When you’re starting an eCommerce business, order fulfillment may not seem like something you have to spend a lot of time planning. You just package the items up and ship them out, right? And at first, when you don’t have many sales, this lack of planning may not matter much. But when you have a lot of sales, order fulfillment can eat up your time and storage space, so you need a plan that allows you to scale up with your sales.
If you’re selling 10 or 20 different items, you can probably use your garage or spare bedroom for storage. But what if you’re selling 1000? Measure how big each item you plan to sell is. Some items will sell better than others so you won’t stock the same number of every item, but assume for now you stock on average 5 of each item. How much storage volume do you need to store 1000 different items? Will it all fit in your house?
At some point it won’t all fit in your house, and you’ll need to find outside storage. One possibility is to rent warehouse space. When your sales volume is very large this is probably a good choice, you can get warehouse space fairly reasonably priced. You can also set up a small ‘office’ area and work from there. But you have to have a pretty large business before this is a good economical choice, until then it’s very expensive, and will drain cash that could be used to expand your business.
Another possibility is a storage facility, like Public Storage or Self Storage. These work and are reasonably priced, but there are a couple of problems using them.
First, you have to go there with a stack of orders one or more times per day and select the items you need. This adds delay to your order fulfillment, and one thing that is universally important to customers is time to receive their order. You can count on this making some number of your customers unhappy, and it will cost you some future sales.
Second, the time you spend driving to the storage facility and back is not productive time. When you have a large number of sales, you will always be short on time. Eventually time spent driving to the storage facility will become a bottleneck to your business’ growth.
Third, over time people in the area of the storage facility will understand that you have a large amount of valuable merchandise there, and you may become a target for theft or robbery. Insurance is necessary, and will help with the financial aspect of this, but it won’t help with your personal safety.

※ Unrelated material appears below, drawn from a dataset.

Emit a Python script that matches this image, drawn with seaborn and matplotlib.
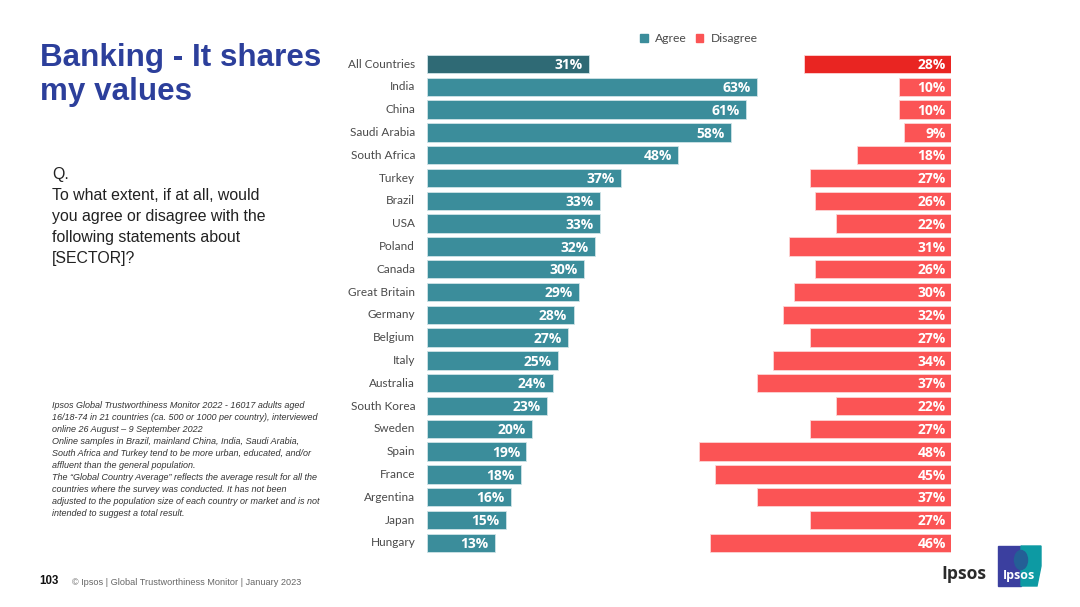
import pandas as pd
import seaborn as sns
import matplotlib.pyplot as plt
from matplotlib.patches import Patch, Polygon, Ellipse

countries = ["All Countries", "India", "China", "Saudi Arabia", "South Africa", "Turkey", "Brazil", "USA",
             "Poland", "Canada", "Great Britain", "Germany", "Belgium", "Italy", "Australia", "South Korea",
             "Sweden", "Spain", "France", "Argentina", "Japan", "Hungary"]
agree = [31, 63, 61, 58, 48, 37, 33, 33, 32, 30, 29, 28, 27, 25, 24, 23, 20, 19, 18, 16, 15, 13]
disagree = [28, 10, 10, 9, 18, 27, 26, 22, 31, 26, 30, 32, 27, 34, 37, 22, 27, 48, 45, 37, 27, 46]

TEAL = "#3b8d9b"
TEAL_DARK = "#2f6a75"
RED = "#fb5455"
RED_DARK = "#e92522"
W, H = 1080, 607

df = pd.DataFrame({"country": countries, "agree": agree, "disagree": disagree})

sns.set_theme(style="white")
plt.rcParams["font.family"] = ["Open Sans", "DejaVu Sans"]
fig = plt.figure(figsize=(W / 100, H / 100), dpi=100, facecolor="white")


def axes_px(x0, y0, x1, y1):
    return fig.add_axes([x0 / W, 1 - y1 / H, (x1 - x0) / W, (y1 - y0) / H])


def txt(x, y, s, **kw):
    return fig.text(x / W, 1 - y / H, s, **kw)


ax_l = axes_px(427, 52.6, 772, 554.2)
ax_r = axes_px(689, 52.6, 951, 554.2)

sns.barplot(data=df, y="country", x="agree", hue="country", legend=False, ax=ax_l, width=0.81,
            palette=[TEAL_DARK] + [TEAL] * 21, saturation=1, linewidth=0.6, edgecolor="#cfe3e7")
sns.barplot(data=df, y="country", x="disagree", hue="country", legend=False, ax=ax_r, width=0.81,
            palette=[RED_DARK] + [RED] * 21, saturation=1, linewidth=0.6, edgecolor="#fdd5d5")

ax_l.set_xlim(0, 65.9)
ax_r.set_xlim(50, 0)

for ax in (ax_l, ax_r):
    ax.patch.set_alpha(0)
    ax.set_xlabel("")
    ax.set_ylabel("")
    ax.set_xticks([])
    sns.despine(ax=ax, left=True, bottom=True)

ax_l.set_yticks(range(len(countries)))
ax_l.set_yticklabels(countries, va="center", family="Lato")
ax_l.tick_params(axis="y", length=0, pad=8.5, labelsize=8.5, labelcolor="#4a4a4a")
ax_r.set_yticks([])

for i, (a, d) in enumerate(zip(agree, disagree)):
    ax_l.annotate(f"{a}%", xy=(a, i), xytext=(-4.6, -0.8), textcoords="offset points", ha="right", va="center",
                  color="white", fontsize=10, fontweight="bold")
    ax_r.annotate(f"{d}%", xy=(0, i), xytext=(-3.8, -0.8), textcoords="offset points", ha="right", va="center",
                  color="white", fontsize=10, fontweight="bold")

# legend
fig.legend(handles=[Patch(color=TEAL, label="Agree"), Patch(color=RED, label="Disagree")], ncol=2, frameon=False,
           loc="center", bbox_to_anchor=(699 / W, 1 - 38.5 / H), prop={"family": "Lato", "size": 8.7},
           labelcolor="#4a4a4a", handlelength=0.65, handleheight=0.65, handletextpad=0.6, columnspacing=0.7)

# left text block
arial = "Liberation Sans"
txt(40, 58, "Banking - It shares", family=arial, fontsize=22.6, fontweight="bold", color="#2c3f9b", va="center")
txt(40, 92, "my values", family=arial, fontsize=22.6, fontweight="bold", color="#2c3f9b", va="center")

question = ["Q.", "To what extent, if at all, would", "you agree or disagree with the",
            "following statements about", "[SECTOR]?"]
for i, line in enumerate(question):
    txt(52, 175 + i * 20.75, line, family=arial, fontsize=11.4, color="#222222", va="center")

notes = ["Ipsos Global Trustworthiness Monitor 2022 - 16017 adults aged",
         "16/18-74 in 21 countries (ca. 500 or 1000 per country), interviewed",
         "online 26 August \u2013 9 September 2022",
         "Online samples in Brazil, mainland China, India, Saudi Arabia,",
         "South Africa and Turkey tend to be more urban, educated, and/or",
         "affluent than the general population.",
         "The \u201cGlobal Country Average\u201d reflects the average result for all the",
         "countries where the survey was conducted. It has not been",
         "adjusted to the population size of each country or market and is not",
         "intended to suggest a total result."]
for i, line in enumerate(notes):
    txt(52, 406 + i * 11.9, line, family=arial, fontsize=6.5, style="italic", color="#333333", va="center")

# footer
txt(39, 581.5, "103", family=arial, fontsize=8.3, fontweight="bold", color="#111111", va="center")
txt(72, 582.5, "\u00a9 Ipsos | Global Trustworthiness Monitor | January 2023", family=arial, fontsize=6.6,
    color="#666666", va="center")

# logo
logo = fig.add_axes([0, 0, 1, 1], zorder=-1)
logo.set_xlim(0, W)
logo.set_ylim(H, 0)
logo.axis("off")
logo.add_patch(Polygon([(998, 546), (1021, 546), (1021, 586), (998, 586)], color="#3b3f9f"))
logo.add_patch(Polygon([(1021, 546), (1041, 546), (1041, 566), (1037, 586), (1021, 586)], color="#0d9aa3"))
logo.add_patch(Ellipse((1021, 560), 13, 19, color="#245f96"))
txt(1019.5, 575, "Ipsos", fontsize=9, fontweight="bold", color="white", ha="center", va="center")
txt(964, 574, "Ipsos", fontsize=12.6, fontweight="bold", color="#2b2b2b", ha="center", va="center")

plt.savefig("out.png", dpi=100)
plt.close()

Early on I had planned to use a storage facility, but the above drawbacks prevented me from using them.
Rather than store the products yourself, another option is to use a fulfillment service. These are companies which will warehouse your inventory, and pick, pack, and ship orders for you on your request. I’m not endorsing any of these companies, you need to do your homework with any service provider and make sure they’re right for you. These are just examples to get you started.
Some of the fulfillment services I’ve found include: Shipwire (www.shipwire.com), Webgistix (www.webgistix.com), ENL Global (www.enlglobal.com), and Amazon’s Fulfillment By Amazon (FBA) service (www.amazon.com).
You need to have reasonably good sales volume, and a good gross margin, for any of these services to make sense for you, otherwise all of you profit will be eaten up in shipping costs. This is something to consider when you’re choosing products to sell. If you’re just getting started and you’re fulfilling your own orders, you may be able to make a profit selling inexpensive items. But when you try to scale your business up and want to use an outside fulfillment service, there’s a good chance you won’t be able to make a profit selling inexpensive items any more.
I received an email from a customer on eBay who was unhappy about the description of the product on my product page. One of the fields on eBay product pages is where the product was manufactured, and I had put down USA. On the outside of the product box it said made in the USA, so this seems reasonable to me. This customer was unhappy because when he opened the box, one of the components inside said it was made in China. He would never have bought the product, he said, had he known any portion of it was not made in the USA.
He went on to say that if I didn’t give him a full refund, and let him keep the product, he would give me a scathing negative feedback on eBay. There are certainly customers who only want to buy products made in the USA, but from his demands I suspect his only real purpose was to get a free product.
I replied that if he returned the product I would give him a full refund, including his shipping costs back to me, but I wouldn’t give him a refund and let him keep the product. This is a fair resolution, if he was legitimately upset about buying a product not made in the USA it’s like the transaction never took place, at least from his perspective. He kept the product and, true to his word, he gave me a scathing negative feedback (that didn’t actually mention anything about where the product was manufactured, it was just a long diatribe). I reported him to eBay, though I doubt they did anything about it.
This person was the exception, not the rule, but there are a small number of people who will do things like this. I do my best to have my customers feel they’ve been treated fairly, but I draw a line when it’s obvious they’re being dishonest. Giving in to this person’s demands would have prevented a negative feedback, and negative feedback does affect sales, but it would also encourage him to do it again, both to me and other retailers.